**YOUR GOAL:** Repeat the lines exactly from the line that contains "Clone this chart in Apache ECharts." through the line that contains "var panelNames = ['Temperature', 'RCA'];"; leave images out and add nothing.

-- start of MATERIAL FOR THIS EXERCISE --

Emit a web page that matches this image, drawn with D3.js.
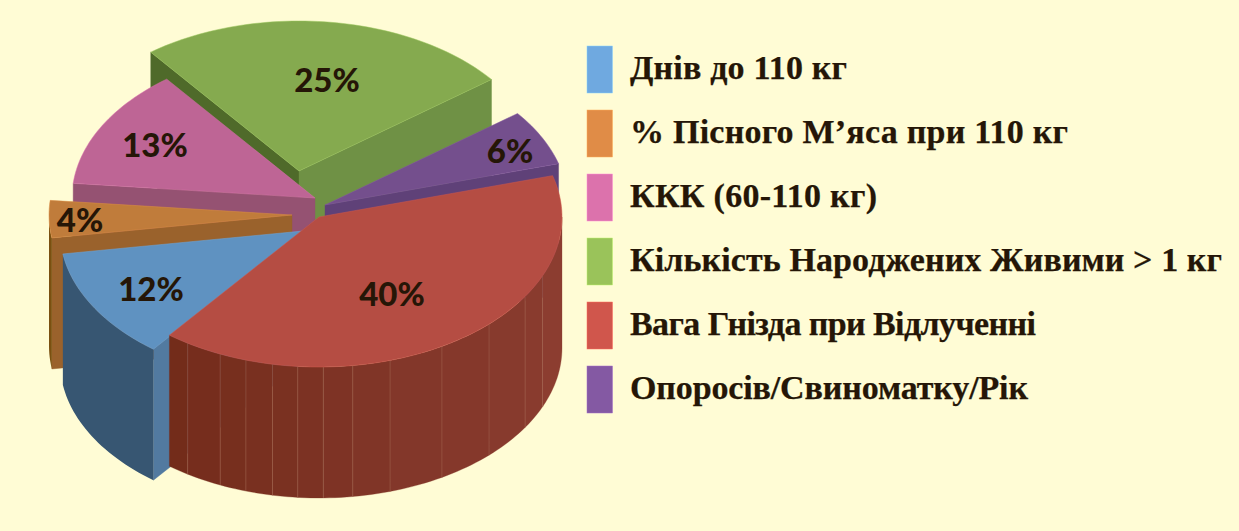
<!DOCTYPE html>
<html><head><meta charset="utf-8">
<script src="https://cdn.jsdelivr.net/npm/d3@7"></script>
<style>html,body{margin:0;padding:0;background:#fffcd5}svg{display:block}</style></head>
<body><svg id="c" width="1239" height="531"></svg>
<script>
const categories = ["Днів до 110 кг","% Пісного М’яса при 110 кг","ККК (60-110 кг)","Кількість Народжених Живими > 1 кг","Вага Гнізда при Відлученні","Опоросів/Свиноматку/Рік"];
const values = [12,4,13,25,40,6];
const pieOrder = [0,1,2,3,5,4];
const legendColors = ["#6fa9e0","#e08c47","#dc72ac","#9ac35a","#d0564c","#8459a3"];
const topColors = ["#5f92c1","#c07c3b","#be6595","#85aa4f","#b54d43","#744f8d"];
const rimColors = ["#375672","#7a5010","#955272","#6f9145","#7a2e1c","#5f4178"];
const apexX = [303,292,315,299,319,325];
const apexY = [231,215,198,171,217,205];
const labelX = [151,80,155,327,392,510];
const labelY = [288,219,144,79,293,150];
const legendWidths = [217,438,247,592,406,398];
const facets = [113,122,135.6,149.6,163,172,179,185,191,197.5,204,212.7];

const svg = d3.select("#c");
const rx = 243, ry = 150, depth = 131, toRad = Math.PI/180;
const sx = d3.scaleLinear().domain([-1,1]).range([-rx,rx]);
const sy = d3.scaleLinear().domain([-1,1]).range([ry,-ry]);
// pie runs clockwise from the red slice's end: blue, orange, pink, green, purple, red
const pie = d3.pie().sort(null).value(i=>values[i]).startAngle(218*toRad).endAngle(578*toRad);
const arcs = pie(pieOrder);
const line = d3.line().x(d=>d[0]).y(d=>d[1]);
const pt = (i,a,h=0)=>[apexX[i]+sx(Math.sin(a)), apexY[i]+sy(Math.cos(a))+h];
function rimPts(i,a0,a1,h=0){
  const n = Math.max(2,Math.ceil((a1-a0)/(toRad*1.5)));
  return d3.range(n+1).map(k=>pt(i,a0+(a1-a0)*k/n,h));
}
const paint = [3,5,2,1,0,4]; // back to front
const byCat = {}; arcs.forEach(a=>byCat[a.data]=a);
paint.forEach(i=>{
  const d = byCat[i], a0=d.startAngle, a1=d.endAngle, g=svg.append("g");
  const c=[apexX[i],apexY[i]];
  const wall=(a,col)=>{
    g.append("path").attr("d",line([c,pt(i,a),pt(i,a,depth),[c[0],c[1]+depth]])+"Z").attr("fill",col).attr("stroke",col).attr("stroke-width",.4);
  };
  if(i===1) wall(a0,"#9a622c");
  if(i===2) wall(a0,rimColors[2]);
  if(i===0) wall(a0,"#527aa0");
  if(i===3){ wall(a0,"#4f6a2a"); wall(a1,rimColors[3]); }
  if(i===5) wall(a1,rimColors[5]);
  if(i===0||i===1){
    const e=Math.min(a1,270*toRad);
    const pts=rimPts(i,a0,e).concat(rimPts(i,a0,e,depth).reverse());
    g.append("path").attr("d",line(pts)+"Z").attr("fill",rimColors[i]);
  }
  if(i===4){
    const s=2*Math.PI;
    const stops=[90].concat(facets,[218]);
    const col=d3.scaleLinear().domain([218,150,90]).range(["#722b19","#83372a","#8c3d30"]);
    for(let k=0;k<stops.length-1;k++){
      const f0=stops[k]*toRad+s,f1=stops[k+1]*toRad+s;
      const pts=rimPts(i,f0,f1).concat(rimPts(i,f0,f1,depth).reverse());
      g.append("path").attr("d",line(pts)+"Z").attr("fill",col(stops[k])).attr("stroke",col(stops[k])).attr("stroke-width",.3);
    }
    facets.forEach(t=>{
      const a=t*toRad+s;
      g.append("path").attr("d",line([pt(i,a),pt(i,a,depth)])).attr("stroke","#b57a68").attr("stroke-width",.5).attr("stroke-opacity",.7).attr("fill","none");
    });
  }
  g.append("path").attr("d",line([c].concat(rimPts(i,a0,a1)))+"Z").attr("fill",topColors[i]).attr("stroke",d3.color(topColors[i]).brighter(.4)).attr("stroke-width",.5);
});
const total=d3.sum(values);
categories.forEach((_,i)=>{
  svg.append("text").attr("x",labelX[i]).attr("y",labelY[i]).attr("text-anchor","middle").attr("dominant-baseline","central")
    .attr("font-family","Lato").attr("font-weight",900).attr("font-size",33).attr("fill","#251607")
    .text(d3.format(".0%")(values[i]/total));
});
categories.forEach((t,i)=>{
  svg.append("rect").attr("x",587).attr("y",46+64*i).attr("width",25.5).attr("height",47).attr("fill",legendColors[i]).attr("stroke",d3.color(legendColors[i]).brighter(.6)).attr("stroke-width",.5);
  svg.append("text").attr("x",630).attr("y",78.5+64*i).attr("font-family","Liberation Serif").attr("font-weight",700).attr("font-size",34).attr("fill","#251607").attr("stroke","#251607").attr("stroke-width",.25)
    .attr("textLength",legendWidths[i]).attr("lengthAdjust","spacing").text(t);
});
</script></body></html>
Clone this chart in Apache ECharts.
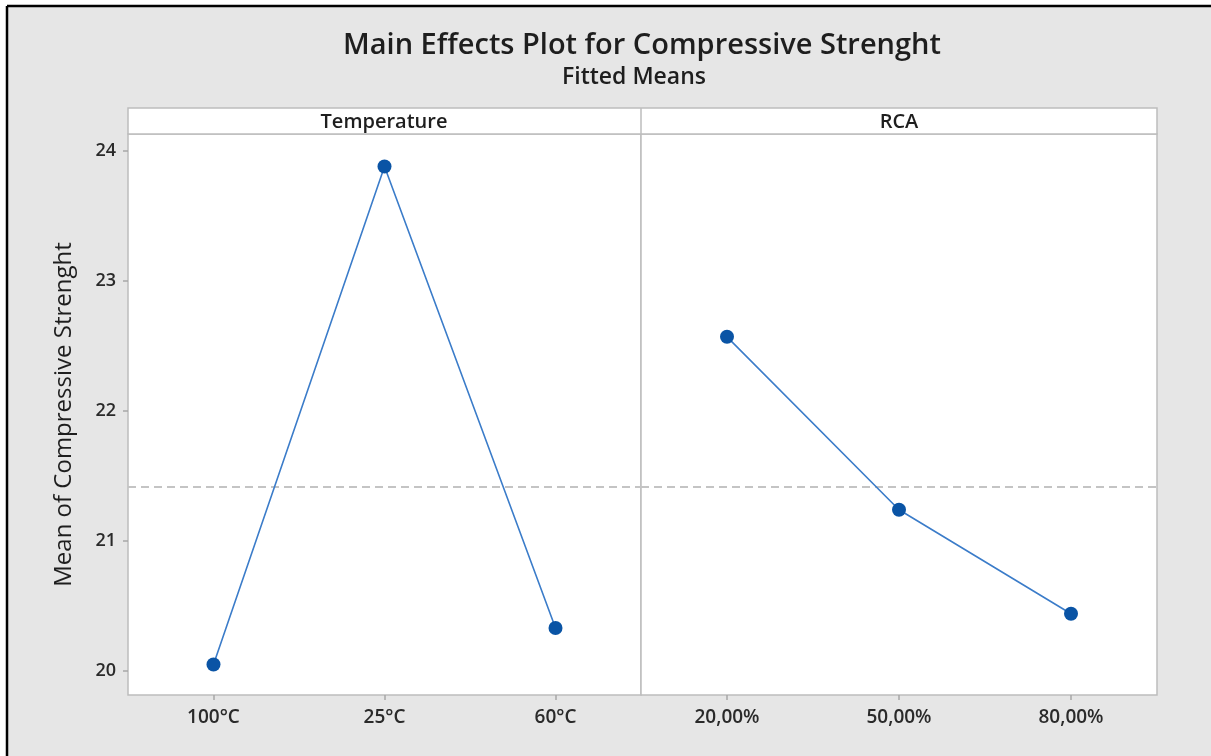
<!DOCTYPE html>
<html>
<head>
<meta charset="utf-8">
<script src="https://cdn.jsdelivr.net/npm/echarts@6/dist/echarts.min.js"></script>
<style>
  html, body { margin: 0; padding: 0; background: #fff; overflow: hidden; }
  #main { width: 1211px; height: 756px; }
</style>
</head>
<body>
<div id="main"></div>
<script>
// categories and fitted means
var tempCategories = ['100°C', '25°C', '60°C'];
var tempMeans = [20.05, 23.88, 20.33];
var rcaCategories = ['20,00%', '50,00%', '80,00%'];
var rcaMeans = [22.57, 21.24, 20.44];
var yTicks = [20, 21, 22, 23, 24];
var overallMean = 21.42;
var panelNames = ['Temperature', 'RCA'];

var font = '"Open Sans", "Noto Sans", sans-serif';
var borderGray = '#bdbdbd';
var lineBlue = '#3b7cc9';
var markBlue = '#0a54a5';

var chart = echarts.init(document.getElementById('main'));

function xAxisFor(idx, cats) {
    return {
        type: 'category',
        gridIndex: idx,
        data: cats,
        boundaryGap: true,
        axisLine: { show: false },
        axisTick: { show: true, alignWithLabel: true, length: 5, lineStyle: { color: '#a8a8a8', width: 1.5 } },
        axisLabel: { margin: 13, color: '#2a2a2a', fontSize: 19, fontWeight: 600, fontFamily: font },
        splitLine: { show: false }
    };
}

function yAxisFor(idx, showIt) {
    return {
        type: 'value',
        gridIndex: idx,
        min: 19.815,
        max: 24.13,
        show: showIt,
        name: showIt ? 'Mean of Compressive Strenght' : '',
        nameLocation: 'middle',
        nameRotate: 90,
        nameGap: 52,
        nameTextStyle: { fontSize: 24, color: '#1e1e1e', fontFamily: font },
        axisLine: { show: false },
        axisTick: { show: true, length: 5, customValues: yTicks, lineStyle: { color: '#a8a8a8', width: 1.5 } },
        axisLabel: { margin: 12, customValues: yTicks, color: '#2a2a2a', fontSize: 18, fontWeight: 600, fontFamily: font },
        splitLine: { show: false }
    };
}

function seriesFor(idx, values) {
    return {
        type: 'line',
        xAxisIndex: idx,
        yAxisIndex: idx,
        data: values,
        symbol: 'circle',
        symbolSize: 14,
        itemStyle: { color: markBlue },
        lineStyle: { color: lineBlue, width: 1.6 },
        z: 5,
        markLine: {
            silent: true,
            symbol: 'none',
            label: { show: false },
            lineStyle: { color: '#c4c4c4', width: 2, type: [8, 5] },
            data: [{ yAxis: overallMean }]
        }
    };
}

chart.setOption({
    backgroundColor: '#fff',
    animation: false,
    graphic: [
        // grey frame with black rule on left and top only
        { type: 'rect', z: -100, shape: { x: 7, y: 6, width: 1204, height: 750 },
          style: { fill: '#e6e6e6' } },
        { type: 'line', z: -99, shape: { x1: 7, y1: 6, x2: 1211, y2: 6 },
          style: { stroke: '#000', lineWidth: 2.5 } },
        { type: 'line', z: -99, shape: { x1: 7, y1: 6, x2: 7, y2: 756 },
          style: { stroke: '#000', lineWidth: 2.5 } },
        { type: 'text', x: 642, y: 46, style: { text: 'Main Effects Plot for Compressive Strenght', align: 'center', verticalAlign: 'middle',
          font: '600 29px ' + font, fill: '#1e1e1e' } },
        { type: 'text', x: 634, y: 77, style: { text: 'Fitted Means', align: 'center', verticalAlign: 'middle',
          font: '600 23px ' + font, fill: '#1e1e1e' } },
        // panel header strip
        { type: 'rect', z: 10, shape: { x: 128, y: 108, width: 1029, height: 26 },
          style: { fill: '#fff', stroke: borderGray, lineWidth: 1.5 } },
        { type: 'line', z: 11, shape: { x1: 641, y1: 108, x2: 641, y2: 134 },
          style: { stroke: borderGray, lineWidth: 1.5 } },
        { type: 'text', z: 12, x: 384, y: 122, style: { text: panelNames[0], align: 'center', verticalAlign: 'middle',
          font: '600 20px ' + font, fill: '#1e1e1e' } },
        { type: 'text', z: 12, x: 899, y: 122, style: { text: panelNames[1], align: 'center', verticalAlign: 'middle',
          font: '600 20px ' + font, fill: '#1e1e1e' } }
    ],
    grid: [
        { left: 128, top: 134, width: 513, height: 561, show: true, backgroundColor: '#fff', borderColor: borderGray, borderWidth: 1.5 },
        { left: 641, top: 134, width: 516, height: 561, show: true, backgroundColor: '#fff', borderColor: borderGray, borderWidth: 1.5 }
    ],
    xAxis: [xAxisFor(0, tempCategories), xAxisFor(1, rcaCategories)],
    yAxis: [yAxisFor(0, true), yAxisFor(1, false)],
    series: [seriesFor(0, tempMeans), seriesFor(1, rcaMeans)]
});
</script>
</body>
</html>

-- end of MATERIAL FOR THIS EXERCISE --

**SOLUTION FOR THIS TASK:**
Clone this chart in Apache ECharts.
<!DOCTYPE html>
<html>
<head>
<meta charset="utf-8">
<script src="https://cdn.jsdelivr.net/npm/echarts@6/dist/echarts.min.js"></script>
<style>
  html, body { margin: 0; padding: 0; background: #fff; overflow: hidden; }
  #main { width: 1211px; height: 756px; }
</style>
</head>
<body>
<div id="main"></div>
<script>
// categories and fitted means
var tempCategories = ['100°C', '25°C', '60°C'];
var tempMeans = [20.05, 23.88, 20.33];
var rcaCategories = ['20,00%', '50,00%', '80,00%'];
var rcaMeans = [22.57, 21.24, 20.44];
var yTicks = [20, 21, 22, 23, 24];
var overallMean = 21.42;
var panelNames = ['Temperature', 'RCA'];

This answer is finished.